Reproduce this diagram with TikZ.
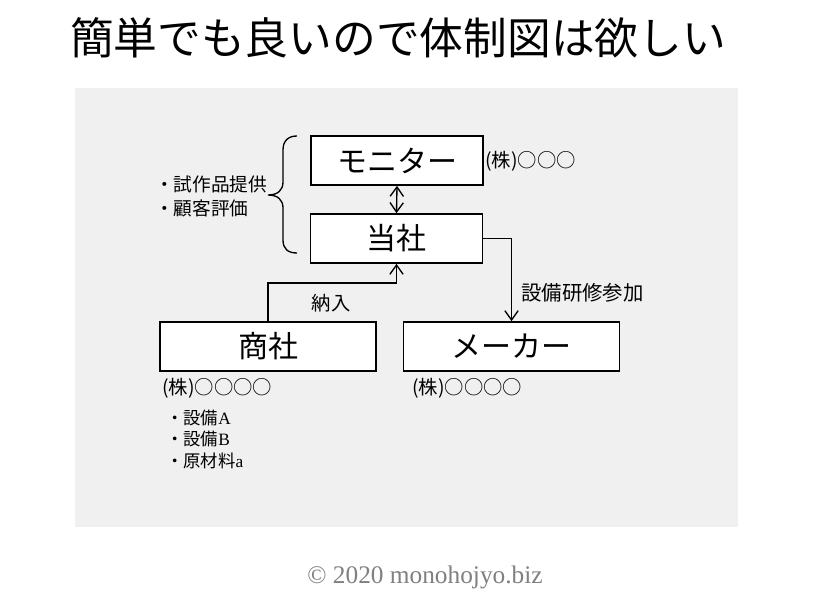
\documentclass[tikz,border=0pt]{standalone}
\usepackage{fontspec}
\newfontfamily\jp{Noto Sans CJK JP}
\newfontfamily\lser{Liberation Serif}
\usetikzlibrary{arrows.meta}
\definecolor{panelgray}{RGB}{240,240,240}
\definecolor{copygray}{RGB}{128,128,128}
\tikzset{
  orgbox/.style={draw=black, line width=1.3pt, fill=white, font=\jp\fontsize{22.5}{26}\selectfont, inner sep=0pt, minimum height=36.75pt},
  smallbox/.style={orgbox, minimum width=129pt},
  widebox/.style={orgbox, minimum width=162pt},
  lbl/.style={font=\jp\fontsize{14.5}{17}\selectfont, inner sep=0pt},
  bullet/.style={font=\jp\fontsize{13}{16}\selectfont, inner sep=0pt, anchor=west},
  link/.style={line width=1pt, -{Straight Barb[length=7pt,width=10pt]}},
  dlink/.style={line width=1pt, {Straight Barb[length=7pt,width=10pt]}-{Straight Barb[length=7pt,width=10pt]}}
}
\begin{document}
\begin{tikzpicture}[x=0.75pt,y=-0.75pt]
\useasboundingbox (0,0) rectangle (816,610);
\fill[white] (0,0) rectangle (816,610);
\node[font=\jp\fontsize{32.8}{36}\selectfont, inner sep=0pt] (title) at (398,38) {簡単でも良いので体制図は欲しい};
\fill[panelgray] (75,88) rectangle (738,527);

\node[smallbox] (monitor) at (397,160.5) {モニター};
\node[smallbox] (tosha) at (396.5,238.5) {当社};
\node[widebox] (shosha) at (268,346.5) {商社};
\node[widebox] (maker) at (511.5,346.5) {メーカー};

\draw[dlink] (monitor.south) -- (tosha.north);
\draw[link] (shosha.north) -- ++(0,-38) -| (tosha.south);
\draw[link] (tosha.east) -| (maker.north);

\node[lbl] (nonyu) at (331,303) {納入};
\node[lbl, anchor=west, font=\jp\fontsize{15.3}{18}\selectfont] (kenshu) at (521,293) {設備研修参加};
\node[lbl, anchor=west] (mon) at (485,161) {(株)○○○};
\node[lbl, anchor=west] (shoco) at (162,388) {(株)○○○○};
\node[lbl, anchor=west] (makco) at (412,388) {(株)○○○○};
\node[lbl, anchor=west, font=\jp\fontsize{14}{17}\selectfont] (s1) at (155,184) {・試作品提供};
\node[lbl, anchor=west, font=\jp\fontsize{14}{17}\selectfont] (s2) at (155,208) {・顧客評価};

\draw[line width=1pt] (297,136) .. controls (288,136) and (283,141) .. (283,150) -- (283,182) .. controls (283,190) and (278,195) .. (268,195) .. controls (278,195) and (283,200) .. (283,208) -- (283,240) .. controls (283,249) and (288,253) .. (297,253);

\node[bullet] (b1) at (166,418) {・設備{\lser A}};
\node[bullet] (b2) at (166,439) {・設備{\lser B}};
\node[bullet] (b3) at (166,461) {・原材料{\lser a}};

\node[font=\lser\fontsize{19}{22}\selectfont, text=copygray, inner sep=0pt] (copy) at (425,577) {© 2020 monohojyo.biz};
\end{tikzpicture}
\end{document}
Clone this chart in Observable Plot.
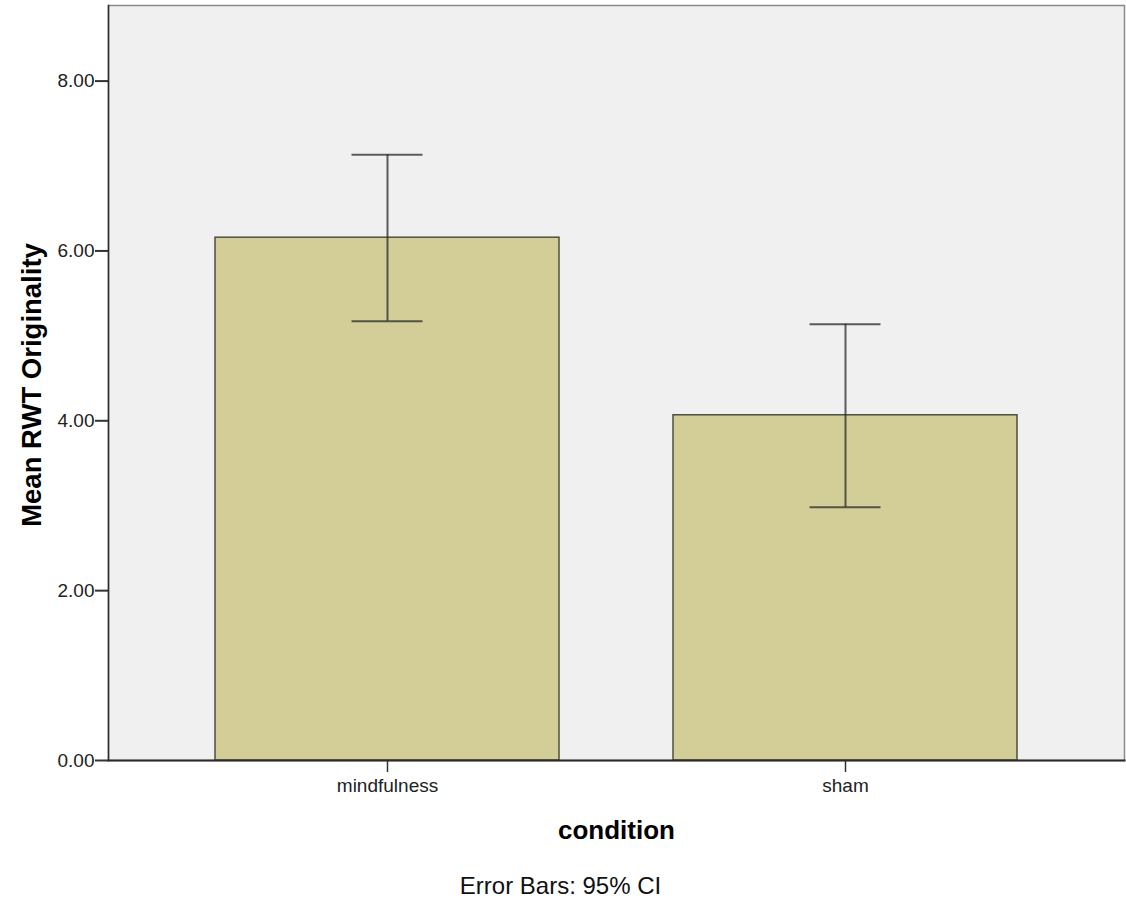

════════════════════

What to do: Transcribe all the lines above exactly, apart from the pictures.

Output below:
Reproduce this diagram with TikZ.
\documentclass[tikz,border=0pt]{standalone}
\usepackage{fontspec}
\newfontfamily\jp{Noto Sans CJK JP}
\newfontfamily\lser{Liberation Serif}
\usetikzlibrary{arrows.meta}
\definecolor{panelgray}{RGB}{240,240,240}
\definecolor{copygray}{RGB}{128,128,128}
\tikzset{
  orgbox/.style={draw=black, line width=1.3pt, fill=white, font=\jp\fontsize{22.5}{26}\selectfont, inner sep=0pt, minimum height=36.75pt},
  smallbox/.style={orgbox, minimum width=129pt},
  widebox/.style={orgbox, minimum width=162pt},
  lbl/.style={font=\jp\fontsize{14.5}{17}\selectfont, inner sep=0pt},
  bullet/.style={font=\jp\fontsize{13}{16}\selectfont, inner sep=0pt, anchor=west},
  link/.style={line width=1pt, -{Straight Barb[length=7pt,width=10pt]}},
  dlink/.style={line width=1pt, {Straight Barb[length=7pt,width=10pt]}-{Straight Barb[length=7pt,width=10pt]}}
}
\begin{document}
\begin{tikzpicture}[x=0.75pt,y=-0.75pt]
\useasboundingbox (0,0) rectangle (816,610);
\fill[white] (0,0) rectangle (816,610);
\node[font=\jp\fontsize{32.8}{36}\selectfont, inner sep=0pt] (title) at (398,38) {簡単でも良いので体制図は欲しい};
\fill[panelgray] (75,88) rectangle (738,527);

\node[smallbox] (monitor) at (397,160.5) {モニター};
\node[smallbox] (tosha) at (396.5,238.5) {当社};
\node[widebox] (shosha) at (268,346.5) {商社};
\node[widebox] (maker) at (511.5,346.5) {メーカー};

\draw[dlink] (monitor.south) -- (tosha.north);
\draw[link] (shosha.north) -- ++(0,-38) -| (tosha.south);
\draw[link] (tosha.east) -| (maker.north);

\node[lbl] (nonyu) at (331,303) {納入};
\node[lbl, anchor=west, font=\jp\fontsize{15.3}{18}\selectfont] (kenshu) at (521,293) {設備研修参加};
\node[lbl, anchor=west] (mon) at (485,161) {(株)○○○};
\node[lbl, anchor=west] (shoco) at (162,388) {(株)○○○○};
\node[lbl, anchor=west] (makco) at (412,388) {(株)○○○○};
\node[lbl, anchor=west, font=\jp\fontsize{14}{17}\selectfont] (s1) at (155,184) {・試作品提供};
\node[lbl, anchor=west, font=\jp\fontsize{14}{17}\selectfont] (s2) at (155,208) {・顧客評価};

\draw[line width=1pt] (297,136) .. controls (288,136) and (283,141) .. (283,150) -- (283,182) .. controls (283,190) and (278,195) .. (268,195) .. controls (278,195) and (283,200) .. (283,208) -- (283,240) .. controls (283,249) and (288,253) .. (297,253);

\node[bullet] (b1) at (166,418) {・設備{\lser A}};
\node[bullet] (b2) at (166,439) {・設備{\lser B}};
\node[bullet] (b3) at (166,461) {・原材料{\lser a}};

\node[font=\lser\fontsize{19}{22}\selectfont, text=copygray, inner sep=0pt] (copy) at (425,577) {© 2020 monohojyo.biz};
\end{tikzpicture}
\end{document}
Clone this chart in Observable Plot.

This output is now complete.